The Battle At Garden’s Gate: il ritorno maturo e supersonico dei Greta Van Fleet
Una cazzo di bomba rock. E’ la prima cosa che mi è venuta in mente ascoltando The Battle At Garden’s Gate, il secondo album dei Greta Van Fleet , band composta da quattro terribili “ragazzini” che sanno sicuramente il fatto loro e che hanno imparato egregiamente a districarsi tra la moderna disciplina olimpica della sterile polemica. Il gruppo composto dai fratelli Joshua, Jake e Sam Kiszka (rispettivamente voce, chitarra e basso) e Danny Wagner (batteria) è stato subissato fin dal suo esordio da molte polemiche che li volevano come una sorta di prestigiosa tribute band dei Led Zeppelin (band alla quale non hanno mai fatto mistero di ispirarsi).
Come sempre, i gusti sono gusti e non si discutono. Più triste invece risulta non riuscire a comprendere come i Greta Van Fleet siano davvero molto bravi nel fare quell’hard rock che si riteneva finito con i mostri sacri che sono riusciti a rendere questo sottogenere qualcosa di unico ed indelebile negli annali della storia della musica. Il talento, quello vero che non passa per mezzo di nessun talent, spesso si scontra duramente contro i feroci pregiudizi da parte di chi dovrebbe avere una certa capacità nel comprendere quanto sia complicato riuscire a far detonare il suono di una chitarra elettrica in tempi in cui tutti si improvvisano sedicenti (t)rapper e il talento, quello comune, viene sintetizzato in studi televisivi.
I Greta Van Fleet presentano un album più “maturo” rispetto a ciò che hanno pubblicato finora, dimostrando che possono essere i Greta Van Fleet senza necessariamente fare i Greta Van Fleet. In questo disco c’è tutto: padronanza del genere, un chiaro, non velato e per niente stucchevole omaggio alle sonorità e ai grandi gruppi che hanno reso immortale l’hard rock e un grandissimo carattere che sicuramente permetterà a questi ragazzi di fare molta strada, nonostante le critiche. Si parte con il calore tipicamente vanfleetiano di Heat Above, e si passa alle atmosfere 70’s di My Way, Soon. Si continua con la cazzutissima Built By Nations, che nonostante abbia una palese ispirazione zeppeliniana mantiene una sua identità ben precisa. Menzione a parte merita Age Of The Machine, un lisergico viaggio attraverso atmosfere musicali che non si sentivano da tempo e che fanno davvero ben sperare per il futuro. Il meglio i Greta Van Fleet lo lasciano per l’ultima traccia, vera e propria suite della durata di quasi nove minuti di assoli e schitarrate d’altri tempi per chiunque si sia stufato di sentire (anche controvoglia) i suoni che vengono proposti oggi. In sostanza un album cazzuto che suona davvero molto bene.

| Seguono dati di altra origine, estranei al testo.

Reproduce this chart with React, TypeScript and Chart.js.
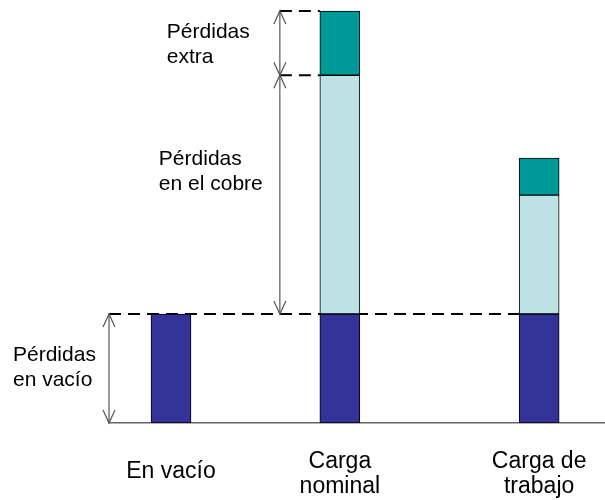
import { useEffect, useRef } from 'react';
import { Chart, registerables } from 'chart.js';

Chart.register(...registerables);

// ---- data ----
const categories: string[][] = [['En vacío'], ['Carga', 'nominal'], ['Carga de', 'trabajo']];
const categoryPositions = [1, 2, 3.18];
const perdidasVacio = [1.0, 1.0, 1.0];
const perdidasCobre = [0, 2.19, 1.09];
const perdidasExtra = [0, 0.59, 0.34];
const labelVacio = ['Pérdidas', 'en vacío'];
const labelCobre = ['Pérdidas', 'en el cobre'];
const labelExtra = ['Pérdidas', 'extra'];

const FONT = '"Liberation Sans", Arial, Helvetica, sans-serif';
const BAR = 40;

function line(ctx: CanvasRenderingContext2D, x1: number, y1: number, x2: number, y2: number) {
  ctx.beginPath();
  ctx.moveTo(x1, y1);
  ctx.lineTo(x2, y2);
  ctx.stroke();
}

function doubleArrow(ctx: CanvasRenderingContext2D, x: number, yTop: number, yBot: number) {
  ctx.save();
  ctx.strokeStyle = '#555555';
  ctx.lineWidth = 1.2;
  ctx.setLineDash([]);
  line(ctx, x, yTop, x, yBot);
  ctx.beginPath();
  ctx.moveTo(x - 6, yTop + 13);
  ctx.lineTo(x, yTop);
  ctx.lineTo(x + 6, yTop + 13);
  ctx.stroke();
  ctx.beginPath();
  ctx.moveTo(x - 6, yBot - 13);
  ctx.lineTo(x, yBot);
  ctx.lineTo(x + 6, yBot - 13);
  ctx.stroke();
  ctx.restore();
}

function textLines(ctx: CanvasRenderingContext2D, lines: string[], x: number, firstBaseline: number, lh: number) {
  lines.forEach((t, i) => ctx.fillText(t, x, firstBaseline + i * lh));
}

const annotationPlugin = {
  id: 'perdidasAnnotations',
  beforeDatasetsDraw(chart: any) {
    const { ctx, scales } = chart;
    const xs = scales.x;
    const ys = scales.y;
    const yVac = ys.getPixelForValue(perdidasVacio[0]);
    const bx2 = xs.getPixelForValue(categoryPositions[1]) - BAR / 2;
    const bx3 = xs.getPixelForValue(categoryPositions[2]) - BAR / 2;
    const ax = bx2 - 40;
    const yCob = ys.getPixelForValue(perdidasVacio[1] + perdidasCobre[1]);
    const yExt = ys.getPixelForValue(perdidasVacio[1] + perdidasCobre[1] + perdidasExtra[1]);
    ctx.save();
    ctx.setLineDash([12, 7]);
    ctx.lineWidth = 2;
    ctx.strokeStyle = '#000000';
    line(ctx, xs.left, yVac, bx3, yVac);
    line(ctx, ax, yCob, bx2, yCob);
    line(ctx, ax, yExt, bx2, yExt);
    ctx.restore();
  },
  afterDatasetsDraw(chart: any) {
    const { ctx, scales } = chart;
    const xs = scales.x;
    const ys = scales.y;
    const bottom = chart.chartArea.bottom;
    const yVac = ys.getPixelForValue(perdidasVacio[0]);
    const bx2 = xs.getPixelForValue(categoryPositions[1]) - BAR / 2;
    const ax = bx2 - 40;
    const yCob = ys.getPixelForValue(perdidasVacio[1] + perdidasCobre[1]);
    const yExt = ys.getPixelForValue(perdidasVacio[1] + perdidasCobre[1] + perdidasExtra[1]);

    doubleArrow(ctx, xs.left, yVac, bottom);
    doubleArrow(ctx, ax, yCob, yVac);
    doubleArrow(ctx, ax, yExt, yCob);

    ctx.save();
    ctx.fillStyle = '#000000';
    ctx.textAlign = 'left';
    ctx.textBaseline = 'alphabetic';
    ctx.font = `21px ${FONT}`;
    const midExt = (yExt + yCob) / 2;
    textLines(ctx, labelExtra, ax - 113, midExt - 5, 25);
    const midCob = (yCob + yVac) / 2;
    textLines(ctx, labelCobre, ax - 121, midCob - 29.5, 25);
    const midVac = (yVac + bottom) / 2;
    textLines(ctx, labelVacio, xs.left - 96, midVac - 7.5, 25);

    ctx.font = `23px ${FONT}`;
    ctx.textAlign = 'center';
    categories.forEach((lines, i) => {
      const cx = xs.getPixelForValue(categoryPositions[i]);
      const first = bottom + 55 - (lines.length - 1) * 10;
      textLines(ctx, lines, cx, first, 25);
    });
    ctx.restore();
  },
};

export default function App() {
  const canvasRef = useRef<HTMLCanvasElement | null>(null);

  useEffect(() => {
    if (!canvasRef.current) return;
    const mk = (vals: number[]) => categoryPositions.map((x, i) => ({ x, y: vals[i] }));
    const chart = new Chart(canvasRef.current, {
      type: 'bar',
      data: {
        datasets: [
          {
            label: 'Pérdidas en vacío',
            data: mk(perdidasVacio),
            backgroundColor: '#333399',
            borderColor: '#000000',
            borderWidth: 1,
            borderSkipped: false,
            barThickness: BAR,
          },
          {
            label: 'Pérdidas en el cobre',
            data: mk(perdidasCobre),
            backgroundColor: '#BDE1E4',
            borderColor: '#000000',
            borderWidth: 1,
            borderSkipped: false,
            barThickness: BAR,
          },
          {
            label: 'Pérdidas extra',
            data: mk(perdidasExtra),
            backgroundColor: '#009999',
            borderColor: '#000000',
            borderWidth: 1,
            borderSkipped: false,
            barThickness: BAR,
          },
        ],
      } as any,
      options: {
        responsive: false,
        animation: false,
        events: [],
        layout: { padding: { left: 109, right: 0, top: 8.8, bottom: 77 } },
        plugins: { legend: { display: false }, tooltip: { enabled: false } },
        scales: {
          x: {
            type: 'linear',
            stacked: true,
            min: 0.633,
            max: 3.57,
            offset: false,
            grid: { display: false, drawTicks: false },
            ticks: { display: false },
            border: { display: true, color: '#666666', width: 1.5 },
          },
          y: {
            stacked: true,
            display: false,
            min: 0,
            max: 3.8,
          },
        },
      } as any,
      plugins: [annotationPlugin],
    });
    return () => chart.destroy();
  }, []);

  return (
    <div style={{ position: 'absolute', left: 0, top: 0, width: 605, height: 500, background: '#ffffff' }}>
      <canvas ref={canvasRef} width={605} height={500} />
    </div>
  );
}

Probabilmente tutto quanto scritto sopra porterà ad un poderoso rovescio di bile da parte dei puristi del rock (o presunti tali) che stanno vivendo un brutto periodo della loro storia. Alcuni si ritrovano a lamentarsi di come le nuove generazioni non siano in grado di seguire le orme delle grandi star del passato (che, per inciso, se sono dei grandi e sono inarrivabili un cazzo di motivo ci sarà, no?) e non riescono ad ammettere come ci sia dell’ottimo materiale affinché il rock possa vivere una sua seconda primavera e smettere di essere un genere musicale che vive di gloriosi ricordi. Fatevi un favore quindi, alzate il volume e lasciate che a detonare nell’etere sia solo la musica, l’unica verità in un mondo di polemiche e di irritanti stronzate.